As guns improved, the possession of ironclads became urgent, whereupon the difficulty of disabling ironclads prompted further improvements in guns. When the Confederacy deployed ironclads, the Union answered with more and better ones, which the Confederacy answered with the first combat submarine. As the efficacy of new capabilities became plain, the Union scaled up production at an unprecedented clip. This was possible because the Industrial Revolution was sweeping the North, while the South was preoccupied with growing cotton and using enslaved people to pick it.

In the era that followed the Civil War, its revolution in naval affairs would influence other navies, not least the British Royal Navy and Imperial German fleets that fought the Battle of Jutland in 1916. For its part, the United States, after recovering from the Civil War and stretching to continental width, would combine innovations made by both sides and aspire realistically to become a global sea power, as advocated by Alfred Thayer Mahan in The Influence of Sea Power upon History, 1660–1783.2 American industry repeatedly rose to the task: the Union mobilization of 1861–1865 previewed that of 1917–1918.

Three other significant naval revolutions would follow, notably those brought about by the aircraft carrier following World War I, nuclear propulsion following World War II, and digital information networking in support of joint power projection, dramatized by the Gulf War. As this monograph is being written, the table is set for a fifth major naval revolution, as part of a revolution in joint all-domain warfare, necessitated by China’s growing military strength in the vital Asia-Pacific region.

There is no better time than now to learn lessons from examination of the Civil War’s naval revolution and those that followed. And no lesson is more urgent than the leverage of leadership. Even with clear strategy and requirements, promising technology, and commitment of industry, a wouldbe revolution headed up by risk-averse leaders, entrapped by bureaucracy and unwilling to slay politically sacred calves and buck Service tradition, will end up on the shoals. Sustaining America’s naval and military superiority today will take inventiveness and fortitude akin to what Union leaders displayed to preserve the Nation.

Our purpose is not to explain why naval superiority helped the Union win the war—historians James McPherson, Kevin Dougherty, and others have done that well.3 Nonetheless, it is useful for our purpose to examine how well the revolutionary capabilities of the Civil War performed relative to the demands of the battles and campaigns of the times. As we will see, they performed immeasurably better than those they replaced could have.

The Civil War revolution in naval affairs involved six distinct but related elements:

  • Fighting an unanticipated war required a new strategy.
  • That strategy in turn created new operational tasks and concepts of operation to execute those tasks.
  • New emerging technologies had to be identified and harnessed to meet these requirements.
  • These technologies then needed to be forged into useful capabilities, and operational concepts were further adjusted as those capabilities emerged.
  • Industrial mobilization was needed to turn new capabilities into a larger capacity to act across thousands of miles of water and shore.
  • Innovative leadership was required to encourage and support this entire process.

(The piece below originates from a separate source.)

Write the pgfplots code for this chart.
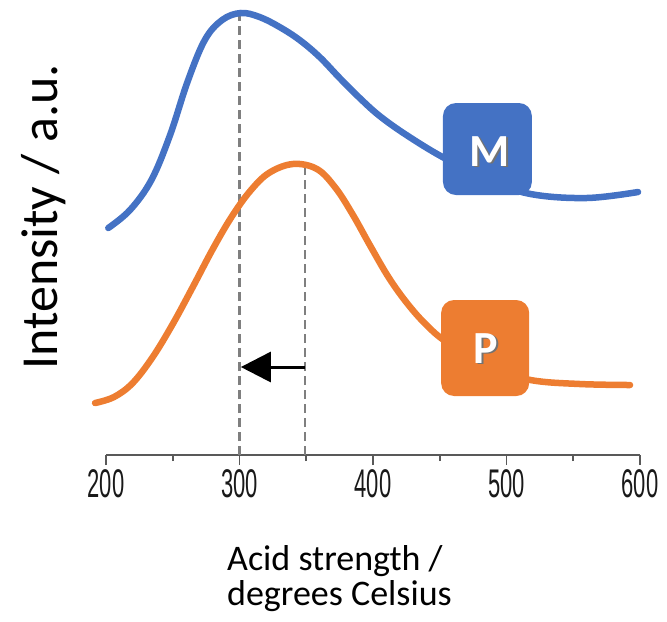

The relationship between strategy and technology is as fluid as it is complex. Sometimes, new strategy demanded by changing geopolitical realities presents demands that can only be met by developing new or exploiting existing technologies in revolutionary ways. Alternatively, exogenous technological change can excite thinking about capabilities to improve strategy. Often, both strategy-pull and technology-push are at work, which was evident in the Civil War and is so again today. At the nexus of strategy and technology are operating concepts—ways of using force—which are necessitated by strategic change and enabled by technological change. These, in turn, inform plans and programs to improve or replace capabilities. This innovation system is scaled up by mobilizing industry and driven by empowering bold leaders.

This formula for a revolution in naval affairs remains valid to this day.